Coastal and western stations were used flexibly. They could support operational flying when threat levels were high, but they also hosted training and conversion activity needed to produce crews competent over sea. Maritime flying demanded specialised skills: long-range navigation over featureless water, recognition of ships and submarines, coordination with naval forces, and the disciplined use of radio and radar equipment. Weather in the west could be severe, and crews had to learn to operate safely through low cloud, strong winds and poor visibility.
RAF Haverfordwest’s wartime value was therefore tied to readiness and coverage. Patrol aircraft and training types could operate from such a station to rehearse search patterns, practise attacks, or conduct routine movements that supported the wider coastal system. The station also sat within a rescue and reporting environment: airfields and coastal units worked with naval services and local observers to respond quickly to incidents at sea, because ditching risk and the urgency of recovery were constant.
The station community was shaped by that mission.
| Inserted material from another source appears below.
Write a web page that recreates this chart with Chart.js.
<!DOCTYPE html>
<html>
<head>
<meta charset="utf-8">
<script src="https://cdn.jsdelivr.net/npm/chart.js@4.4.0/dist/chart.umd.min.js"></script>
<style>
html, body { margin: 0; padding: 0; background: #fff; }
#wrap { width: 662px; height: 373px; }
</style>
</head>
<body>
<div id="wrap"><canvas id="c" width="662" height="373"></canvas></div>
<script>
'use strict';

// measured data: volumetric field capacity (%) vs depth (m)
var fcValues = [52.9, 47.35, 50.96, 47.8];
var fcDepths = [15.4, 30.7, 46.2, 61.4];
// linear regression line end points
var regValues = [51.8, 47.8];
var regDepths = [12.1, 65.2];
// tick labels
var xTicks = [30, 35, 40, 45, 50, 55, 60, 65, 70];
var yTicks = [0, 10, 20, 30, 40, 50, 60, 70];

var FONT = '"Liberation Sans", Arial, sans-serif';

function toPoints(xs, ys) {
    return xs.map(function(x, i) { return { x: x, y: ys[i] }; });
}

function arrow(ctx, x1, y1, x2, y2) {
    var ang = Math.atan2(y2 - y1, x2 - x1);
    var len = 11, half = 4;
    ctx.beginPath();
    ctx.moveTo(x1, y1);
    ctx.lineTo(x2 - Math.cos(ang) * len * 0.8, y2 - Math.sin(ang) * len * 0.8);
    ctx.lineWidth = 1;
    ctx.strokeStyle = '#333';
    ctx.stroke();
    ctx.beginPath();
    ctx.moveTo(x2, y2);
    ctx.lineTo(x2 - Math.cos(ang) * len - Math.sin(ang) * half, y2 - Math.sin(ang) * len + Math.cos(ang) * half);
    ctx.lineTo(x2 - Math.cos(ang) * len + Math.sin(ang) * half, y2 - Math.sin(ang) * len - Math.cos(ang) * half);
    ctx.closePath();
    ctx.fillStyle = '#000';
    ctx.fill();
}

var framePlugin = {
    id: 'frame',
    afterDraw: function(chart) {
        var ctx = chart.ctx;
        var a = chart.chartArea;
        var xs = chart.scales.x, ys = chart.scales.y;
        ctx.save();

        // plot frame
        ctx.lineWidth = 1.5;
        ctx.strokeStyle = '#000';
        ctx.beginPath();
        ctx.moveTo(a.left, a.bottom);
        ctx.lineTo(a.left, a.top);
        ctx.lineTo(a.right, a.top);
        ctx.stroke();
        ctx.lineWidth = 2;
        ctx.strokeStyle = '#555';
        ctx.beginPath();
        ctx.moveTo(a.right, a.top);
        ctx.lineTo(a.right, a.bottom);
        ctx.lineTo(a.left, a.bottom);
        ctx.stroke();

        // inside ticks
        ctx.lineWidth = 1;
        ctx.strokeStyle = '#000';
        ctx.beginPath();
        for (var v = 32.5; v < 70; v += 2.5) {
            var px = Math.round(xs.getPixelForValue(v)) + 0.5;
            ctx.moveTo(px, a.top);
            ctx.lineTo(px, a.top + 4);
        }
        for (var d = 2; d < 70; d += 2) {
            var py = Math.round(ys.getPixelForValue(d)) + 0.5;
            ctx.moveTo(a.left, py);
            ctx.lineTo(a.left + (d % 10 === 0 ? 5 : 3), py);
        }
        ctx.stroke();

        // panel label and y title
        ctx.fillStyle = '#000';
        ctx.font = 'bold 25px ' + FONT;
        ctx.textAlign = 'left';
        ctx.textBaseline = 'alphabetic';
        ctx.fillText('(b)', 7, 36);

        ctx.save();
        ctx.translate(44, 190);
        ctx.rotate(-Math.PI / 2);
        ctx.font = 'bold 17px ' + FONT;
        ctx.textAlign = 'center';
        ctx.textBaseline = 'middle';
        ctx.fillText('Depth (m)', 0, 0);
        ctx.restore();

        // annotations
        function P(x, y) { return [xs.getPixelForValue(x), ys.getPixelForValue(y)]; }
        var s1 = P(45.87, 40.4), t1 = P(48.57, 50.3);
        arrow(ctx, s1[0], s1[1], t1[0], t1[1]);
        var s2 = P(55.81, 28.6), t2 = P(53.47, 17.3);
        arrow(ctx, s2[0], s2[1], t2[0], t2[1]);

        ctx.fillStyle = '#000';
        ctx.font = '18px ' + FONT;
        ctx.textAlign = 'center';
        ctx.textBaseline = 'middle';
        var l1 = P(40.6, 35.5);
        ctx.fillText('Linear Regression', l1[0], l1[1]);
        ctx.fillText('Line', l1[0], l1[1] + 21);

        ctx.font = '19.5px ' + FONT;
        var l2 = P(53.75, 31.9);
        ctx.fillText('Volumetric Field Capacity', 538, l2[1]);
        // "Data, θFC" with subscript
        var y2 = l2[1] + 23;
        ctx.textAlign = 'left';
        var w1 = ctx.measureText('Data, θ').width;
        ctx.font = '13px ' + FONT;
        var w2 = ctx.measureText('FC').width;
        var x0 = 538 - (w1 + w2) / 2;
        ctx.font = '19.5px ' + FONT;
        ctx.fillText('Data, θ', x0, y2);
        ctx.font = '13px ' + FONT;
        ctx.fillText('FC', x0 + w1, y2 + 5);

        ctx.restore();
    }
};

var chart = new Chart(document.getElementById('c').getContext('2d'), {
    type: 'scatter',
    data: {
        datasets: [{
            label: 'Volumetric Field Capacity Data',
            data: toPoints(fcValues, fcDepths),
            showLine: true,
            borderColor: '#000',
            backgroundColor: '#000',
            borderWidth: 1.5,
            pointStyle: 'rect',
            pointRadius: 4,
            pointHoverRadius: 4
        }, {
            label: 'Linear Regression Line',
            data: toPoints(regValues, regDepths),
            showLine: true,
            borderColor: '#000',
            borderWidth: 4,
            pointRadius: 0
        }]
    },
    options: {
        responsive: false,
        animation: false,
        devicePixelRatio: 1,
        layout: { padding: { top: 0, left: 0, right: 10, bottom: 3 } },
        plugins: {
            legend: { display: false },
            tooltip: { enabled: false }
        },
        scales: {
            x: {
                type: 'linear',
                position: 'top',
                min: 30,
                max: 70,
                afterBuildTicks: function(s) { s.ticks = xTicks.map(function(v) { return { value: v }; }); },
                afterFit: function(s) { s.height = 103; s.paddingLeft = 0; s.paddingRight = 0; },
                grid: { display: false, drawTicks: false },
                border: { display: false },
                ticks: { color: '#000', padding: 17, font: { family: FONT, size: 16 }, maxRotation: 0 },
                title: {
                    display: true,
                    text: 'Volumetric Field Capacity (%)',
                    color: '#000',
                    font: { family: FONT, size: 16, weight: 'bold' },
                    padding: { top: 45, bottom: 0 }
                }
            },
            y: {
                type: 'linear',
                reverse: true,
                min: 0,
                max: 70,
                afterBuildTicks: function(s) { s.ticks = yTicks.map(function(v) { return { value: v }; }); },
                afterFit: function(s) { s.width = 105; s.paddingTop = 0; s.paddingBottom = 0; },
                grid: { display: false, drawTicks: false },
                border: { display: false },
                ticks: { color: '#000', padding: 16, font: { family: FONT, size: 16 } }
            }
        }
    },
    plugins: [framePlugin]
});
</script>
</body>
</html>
Maintenance teams dealt with the corrosive effects of sea air and hard flying. Signals staff were essential, linking the airfield to coastal reporting chains. Ground transport and stores handling were heavy, because maritime operations required equipment, survival gear and reliable fuel planning for longer sorties than many inland flights.
- Primary wartime role: coastal defence support and maritime-related training and readiness flying in the Welsh western network.
- Typical activity: maritime navigation training, patrol support movements, communications and liaison work, and diversion/relief landings in poor weather.
- Why it mattered: strengthened the air layer protecting convoy routes and supported the skills needed for the maritime war.
After 1945, the contraction of wartime forces reduced flying, and many western stations closed or moved into civilian use. RAF Haverfordwest remains historically important as a Welsh example of how the Atlantic war was supported by inland and coastal airfields whose daily work was measured in coverage, training output and rescue readiness rather than headline raids.
Another key aspect of the western stations was endurance. Maritime sorties could be long and monotonous, punctuated by moments of extreme danger. Keeping crews competent and aircraft serviceable for that kind of work required strong training discipline, reliable communications and a culture of careful navigation. Haverfordwest’s value sits inside that quiet persistence – coverage maintained over weeks and months rather than single dramatic events.
Coastal defence work also depended on information. Sightings, weather changes and convoy movements had to be communicated quickly and accurately. Airfields in the western network were therefore part of a broader reporting system that linked aircraft, naval forces and shore-based observers into a single defensive picture.